Esas relaciones con la naturaleza y con los otros niños nos daban conocimiento e identidad con el territorio; sabías dónde estaba cada elemento de éste porque ya no sólo eran los árboles, los frutos o los nidos; eran las fuentes o manantiales donde podías beber agua, eran las grandes piedras debajo de las encinas donde podías descansar en grupo y charlar y reírte un rato, eran las cuevas donde poníamos a prueba nuestros miedos, los sitios donde podías bañarte, incluso los lugares más escondidos del río donde podías hacer tus necesidades; en los años 60 del pasado siglo todavía había muchas casas que no tenían servicios y había que guardar ganas para hacerlo donde podíamos. En fin era todo tu entorno. Y tus amigos en él, socializando experiencias y junto a ello los relatos de fantasmas, de tíos mantequeros, de fenómenos extraños... Y como la sangre a esas edades hierve más de la cuenta, también hablábamos de sexo. Normal.

Esto de las rutas de los almeces o los majoletos no era una práctica al alcance de todos los niños; los había que no los dejaban los padres, sobre todo los de familias más ricas. Eso sí, podían comerlas como nosotros; los sábados y domingos Colorines padre y otros cuyo nombre no recuerdo se recorrían las calles de Loja con el canasto cogido y lleno de majoletas, almecinas, avellanas e incluso canutos. Malvivían de eso. Por una perra gorda (la décima parte de una peseta) o una chica (la mitad de una gorda) el vendedor te hacía un cartucho de papel y metía dentro un buen puñado, también el canuto, que no recuerdo si era un regalo de la casa.

Almez en el paseo del Genil, cruzando el puente hacia Cenes

Cuando los bolsillos estaban llenos y el canuto preparado volvíamos al pueblo y declarábamos las guerras del canuto; hueso va, hueso viene. Todos contra todos. No había peligro porque el hueso era muy chico. La primera lucha de clases que yo viví fue precisamente con las almecinas, fuimos al cine, lógicamente a gallinero (la zona de arriba) porque era más barato. Abajo estaba lo que se llamaba el patio de butacas, cuya entrada costaba más. Algunos disparaban con su canuto desde gallinero a los de abajo. Un día un mayor le afeó la conducta a un niño y éste respondió; “abajo están los ricos”. Esos guerrilleros de la almecina acababan muchas veces en la calle porque ante las quejas de las personas del patio de butacas el portero solía subir y ponía de patitas en la calle a los que pillaba in fraganti.
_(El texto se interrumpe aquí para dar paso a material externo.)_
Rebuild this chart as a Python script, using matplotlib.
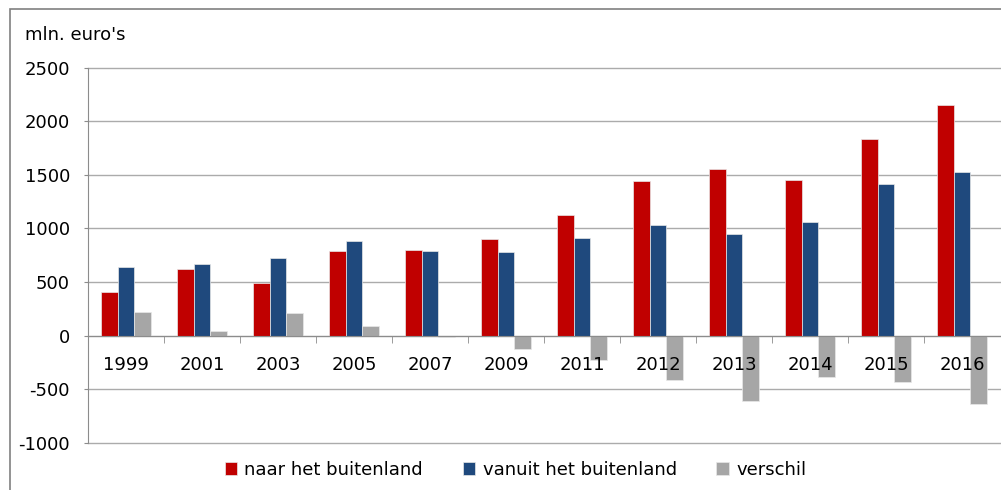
import numpy as np
import matplotlib
matplotlib.use("Agg")
import matplotlib.pyplot as plt
from matplotlib.patches import Rectangle


years = ["1999", "2001", "2003", "2005", "2007", "2009", "2011",
         "2012", "2013", "2014", "2015", "2016"]
naar = [411, 620, 495, 790, 800, 905, 1130, 1440, 1551, 1449, 1837, 2155]
vanuit = [645, 673, 720, 880, 790, 776, 910, 1030, 953, 1062, 1411, 1526]
verschil = [224, 47, 208, 87, -12, -128, -224, -418, -614, -390, -433, -636]

series_names = ["naar het buitenland", "vanuit het buitenland", "verschil"]
colors = ["#C00000", "#1F497D", "#A6A6A6"]

plt.rcParams["font.family"] = ["DejaVu Sans"]
plt.rcParams["axes.unicode_minus"] = False

fig = plt.figure(figsize=(10.01, 4.9), dpi=100)
ax = fig.add_axes([0.0879, 0.0963, 0.9111, 0.7655])

# frame around the chart (only left and top are in view)
fig.patches.append(Rectangle((10 / 1001, -0.1), 1.2, 1 - 9 / 490 + 0.1,
                             transform=fig.transFigure, fill=False,
                             edgecolor="#808080", linewidth=1.2, zorder=0))

x = np.arange(len(years))
w = 0.222
for i, (vals, c, name) in enumerate(zip([naar, vanuit, verschil], colors, series_names)):
    ax.bar(x + (i - 1) * w, vals, width=w, color=c, edgecolor="#e8e8e8",
           linewidth=0.5, label=name, zorder=3)

ax.set_xlim(-0.5, len(years) - 0.5)
ax.set_ylim(-1000, 2500)
ax.set_yticks(np.arange(-1000, 2501, 500))
ax.yaxis.grid(True, color="#ababab", linewidth=1.0)
ax.yaxis.set_zorder(0)
for gl in ax.get_ygridlines():
    gl.set_clip_on(False)

for s in ["top", "right"]:
    ax.spines[s].set_visible(False)
ax.spines["left"].set_color("#8c8c8c")
ax.spines["bottom"].set_position(("data", 0))
ax.spines["bottom"].set_color("#8c8c8c")
ax.spines["bottom"].set_zorder(4)

# year labels sit just under the zero line, drawn on top of the bars
ax.xaxis.set_zorder(5)
ax.set_xticks(x)
ax.set_xticklabels(years)
ax.set_xticks(np.arange(0.5, len(years) - 0.5, 1), minor=True)
ax.tick_params(axis="x", which="major", length=0, pad=15, labelsize=13)
ax.tick_params(axis="x", which="minor", length=5, color="#8c8c8c", direction="out")
ax.tick_params(axis="y", length=3, color="#8c8c8c", labelsize=13, pad=10)

fig.text(25 / 1001, 1 - 35 / 490, "mln. euro's", fontsize=13, va="center", ha="left")

fig.legend(loc="center", bbox_to_anchor=(0.515, 1 - 470 / 490), ncol=3,
           frameon=False, fontsize=13, handlelength=0.7, handleheight=0.7,
           handletextpad=0.4, columnspacing=2.2)

fig.savefig("out.png", dpi=100)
Muchos años después, ya ejerciendo como maestro, recuerdo que en El Coronil (Sevilla) echaba de menos los almeces, pero estando de concejal de medio ambiente(mi única experiencia en cargo político) sembramos muchos cientos de árboles y entre ellos hubo decenas de almeces. Algunos de ellos en el recinto escolar. Recuerdo que cuando estaban los frutos maduros los cogía delante de los niños para transmitir algo de lo vivido. Pero no era lo mismo. Lo nuestro era un estilo de vida, un tiempo de escasez en el que el entorno nos aportaba lo que tenía y nosotros lo aprovechábamos. Pero aquellos niños de El Coronil, y de todos los sitios, tenían chucherías por todas partes y una sola de ellas tenía más chicha que un buen puñado de almecinas. No podemos pretender que lo que vivimos en una época se viva de forma mimética en otra distinta.

Almez en Bola de Oro. Granada

Pero yo si arrastro esas vivencias conmigo. Todavía hoy me gusta hacer un censo de los árboles que me rodean, de las fuentes, los manantiales, los sitios donde anidan los abejarucos, dónde puedo escuchar al ruiseñor, un rincón con una piedra donde sentarse... Y cómo no, dónde están los almeces. Ya estos días atrás estuve cogiendo almecinas en la Bola de Oro, algunos sitios del Genil, en distintos puntos de Granada... No me puedo resistir ante un almez. Hace pocos años, en Gabia Chica me vino el impulso y me subí a uno; me costó trabajo, pero me encaramé hasta él. Me lo pedía el cuerpo... y el alma. Pero cuando estaba arriba me entró el vértigo de lo correcto; ¿y si pasa alguien y me ve? ¡Dirán que estoy loco! ¡A mi edad!...! Puedo decirles; ¡Oiga! ¡No me he subido yo! ¡Ha sido mi adolescencia! ¡Ella me empujó! ¡Era una necesidad...! La gente me miraría pensando; “está peor de lo que creíamos...” O tal vez no, ¿y si uno dijera, “mientras las coges nosotros vamos al cañaveral a hacer unos canutos” “¿Hace una guerra de huesos? ¿Vemos quién los lanza más lejos...? ¿Y si me guiñaran el ojo de forma cómplice...? Al final pudo eso que tenemos dentro que nos impide ser como somos y cogí un puñado y me bajé rápido antes de que pasara por allí alguien. Pero sí, los recuerdos, las vivencias tienen fuerza para hacernos encaramarnos al almez y a las más altas cumbres.

El almez de octubre, de noviembre, el de las bolitas negras y dulzonas, el de las guerras de los canutos, el que llenó nuestra niñez y adolescencia. Ese no se puede borrar de mí, forma parte del territorio de mi alma.